Johannes Czerski (1813–1893) was a German clergyman, one of the founders of German Catholicism.
He was born at Warlubien, West Prussia, and was educated at the priests' seminary at Posen, and ordained in 1842. He was first appointed as vicar at the cathedral in Posen. In March 1844, he became vicar in Schneidemühl (now Piła) in Province of Posen. Sentenced to penitential confinement for contracting a secret marriage in 1844, he resigned his vicariate, and founded an independent community of Catholics, known as the “Christlich-Apostolisch-Katholische Gemeinde” (Christian-Apostolic Catholic Congregation).
He participated in the struggles of Johannes Ronge and the German Catholics. He dissented from the creed based on Ronge's “Confession of Breslau” adopted by the council which met at Leipzig, March 22, 1845: he took a more conservative viewpoint than Ronge, in particular maintaining the divinity of Jesus.
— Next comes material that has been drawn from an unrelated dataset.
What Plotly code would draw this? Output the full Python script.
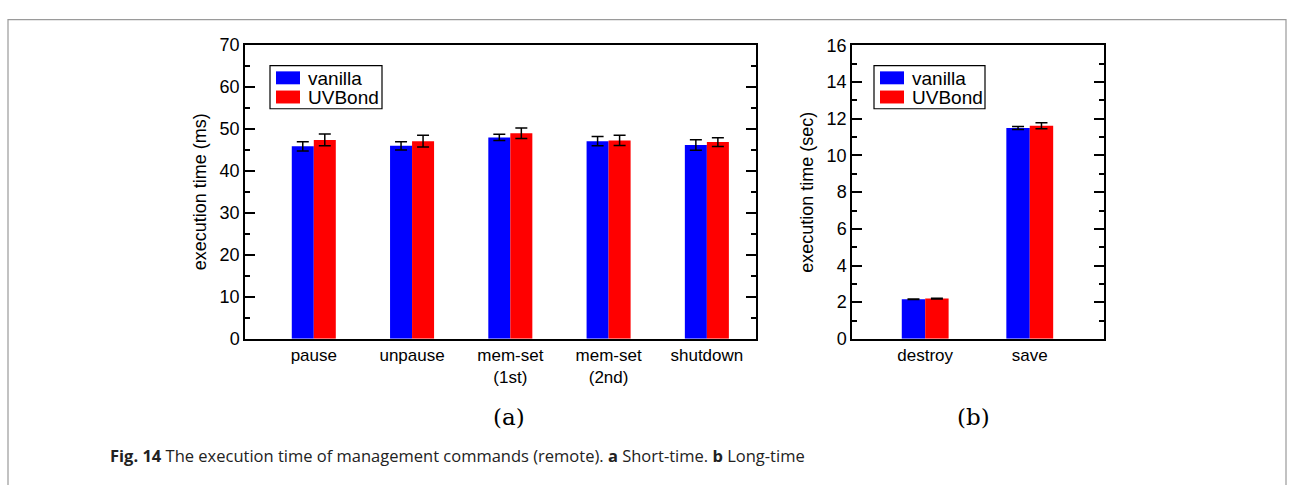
import plotly.graph_objects as go

# ---- data ----
short_cats = ["pause", "unpause", "mem-set<br>(1st)", "mem-set<br>(2nd)", "shutdown"]
short_vanilla = [45.8, 45.9, 47.9, 47.0, 46.1]
short_vanilla_err = [1.1, 1.0, 0.75, 1.1, 1.25]
short_uvbond = [47.3, 47.0, 48.9, 47.2, 46.8]
short_uvbond_err = [1.4, 1.4, 1.25, 1.2, 1.05]

long_cats = ["destroy", "save"]
long_vanilla = [2.16, 11.5]
long_vanilla_err = [0.02, 0.08]
long_uvbond = [2.2, 11.62]
long_uvbond_err = [0.02, 0.16]

series_names = ["vanilla", "UVBond"]
series_colors = ["#0000ff", "#ff0000"]

W, H = 1294, 485
FONT = "Liberation Sans, Arial, sans-serif"


def px(x):
    return x / W


def py(y):
    return 1 - y / H


fig = go.Figure()

xs_short = list(range(len(short_cats)))
xs_long = list(range(len(long_cats)))

for name, color, vals, errs in [
    (series_names[0], series_colors[0], short_vanilla, short_vanilla_err),
    (series_names[1], series_colors[1], short_uvbond, short_uvbond_err),
]:
    fig.add_trace(go.Bar(
        x=xs_short, y=vals, name=name, marker=dict(color=color, line=dict(width=0)),
        error_y=dict(type="data", array=errs, color="black", thickness=1.5, width=6),
        xaxis="x", yaxis="y", offsetgroup=name, showlegend=False,
    ))

for name, color, vals, errs in [
    (series_names[0], series_colors[0], long_vanilla, long_vanilla_err),
    (series_names[1], series_colors[1], long_uvbond, long_uvbond_err),
]:
    fig.add_trace(go.Bar(
        x=xs_long, y=vals, name=name, marker=dict(color=color, line=dict(width=0)),
        error_y=dict(type="data", array=errs, color="black", thickness=1.5, width=6),
        xaxis="x2", yaxis="y2", offsetgroup=name + "2", showlegend=False,
    ))

axis_common = dict(showline=True, linecolor="black", linewidth=1.5, mirror="ticks",
                   showgrid=False, zeroline=False,
                   tickfont=dict(family=FONT, size=18, color="black"))

fig.update_layout(
    width=W, height=H,
    margin=dict(l=0, r=0, t=0, b=0),
    paper_bgcolor="white", plot_bgcolor="white",
    barmode="group",
    bargap=0.552,
    bargroupgap=0,
    font=dict(family=FONT, color="black"),
    xaxis=dict(domain=[px(245), px(756)], anchor="y", range=[-0.7, 4.5],
               tickvals=xs_short, ticktext=short_cats, ticks="",
               showline=True, linecolor="black", linewidth=1.5, mirror=True,
               showgrid=False, zeroline=False,
               tickfont=dict(family=FONT, size=17, color="black")),
    yaxis=dict(domain=[py(343), py(36)], anchor="x", range=[0, 70], dtick=10,
               ticks="inside", ticklen=10, tickwidth=1.5, tickcolor="black",
               minor=dict(dtick=5, ticks="inside", ticklen=5, tickwidth=1.5, tickcolor="black"),
               title=dict(text="execution time (ms)", font=dict(family=FONT, size=18), standoff=8),
               **axis_common),
    xaxis2=dict(domain=[px(852), px(1104)], anchor="y2", range=[-0.7, 1.71],
                tickvals=xs_long, ticktext=long_cats, ticks="",
                showline=True, linecolor="black", linewidth=1.5, mirror=True,
                showgrid=False, zeroline=False,
                tickfont=dict(family=FONT, size=17, color="black")),
    yaxis2=dict(domain=[py(343), py(37)], anchor="x2", range=[0, 16], dtick=2,
                ticks="inside", ticklen=10, tickwidth=1.5, tickcolor="black",
                minor=dict(dtick=1, ticks="inside", ticklen=5, tickwidth=1.5, tickcolor="black"),
                title=dict(text="execution time (sec)", font=dict(family=FONT, size=18), standoff=8),
                **axis_common),
)

# ---- hand-drawn legends (xmgrace style: big swatches) ----
def add_legend(x0, box_w):
    fig.add_shape(type="rect", xref="paper", yref="paper",
                  x0=px(x0), x1=px(x0 + box_w), y0=py(103), y1=py(58),
                  line=dict(color="black", width=1.2), fillcolor="white")
    for i, (name, color) in enumerate(zip(series_names, series_colors)):
        top = 64 + 20 * i
        fig.add_shape(type="rect", xref="paper", yref="paper",
                      x0=px(x0 + 6), x1=px(x0 + 30), y0=py(top + 13.5), y1=py(top),
                      line=dict(width=0), fillcolor=color)
        fig.add_annotation(text=name, xref="paper", yref="paper",
                           x=px(x0 + 36), y=py(top + 7), xanchor="left", yanchor="middle",
                           showarrow=False, font=dict(family=FONT, size=19, color="black"))


add_legend(270, 112)
add_legend(874, 111)

# outer caption frame
fig.add_shape(type="rect", xref="paper", yref="paper",
              x0=px(8), x1=px(1286), y0=-0.1, y1=py(10),
              line=dict(color="#9a9a9a", width=1.2), fillcolor="rgba(0,0,0,0)", layer="below")

SERIF = "DejaVu Serif, Liberation Serif, serif"
fig.add_annotation(text="(a)", xref="paper", yref="paper", x=px(509), y=py(424),
                   xanchor="center", yanchor="middle",
                   showarrow=False, font=dict(family=SERIF, size=23, color="black"))
fig.add_annotation(text="(b)", xref="paper", yref="paper", x=px(973), y=py(424),
                   xanchor="center", yanchor="middle",
                   showarrow=False, font=dict(family=SERIF, size=23, color="black"))
fig.add_annotation(text="<b>Fig. 14</b> The execution time of management commands (remote). <b>a</b> Short-time. <b>b</b> Long-time",
                   xref="paper", yref="paper", x=px(108), y=py(465), xanchor="left", yanchor="middle",
                   showarrow=False, font=dict(family="Open Sans, Noto Sans, sans-serif", size=16.5, color="#222"))

fig.write_html("out.html", config={"displayModeBar": False},
               post_script="document.body.style.margin='0';document.body.style.overflow='hidden';")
His views were set out in his “Confession of Schneidemühl,” which rejected the reception by the priests alone of the Lord's supper in both kinds, the canonization and invocation of saints, indulgences and purgatory, fasting, the use of the Latin language in divine service, the celibacy of priests, the prohibition of mixed marriages, the supremacy of the pope, and other points. Upon the downfall of the German Catholics, he devoted himself to quiet religious activity.
His most important work is the Nachlass des sterbenden Papsttums (12th ed., 1870). He defended his defection from the Roman Catholic Church in the work entitled Rechtfertigung meines Abfalles von der römischen Hofkirche (1845).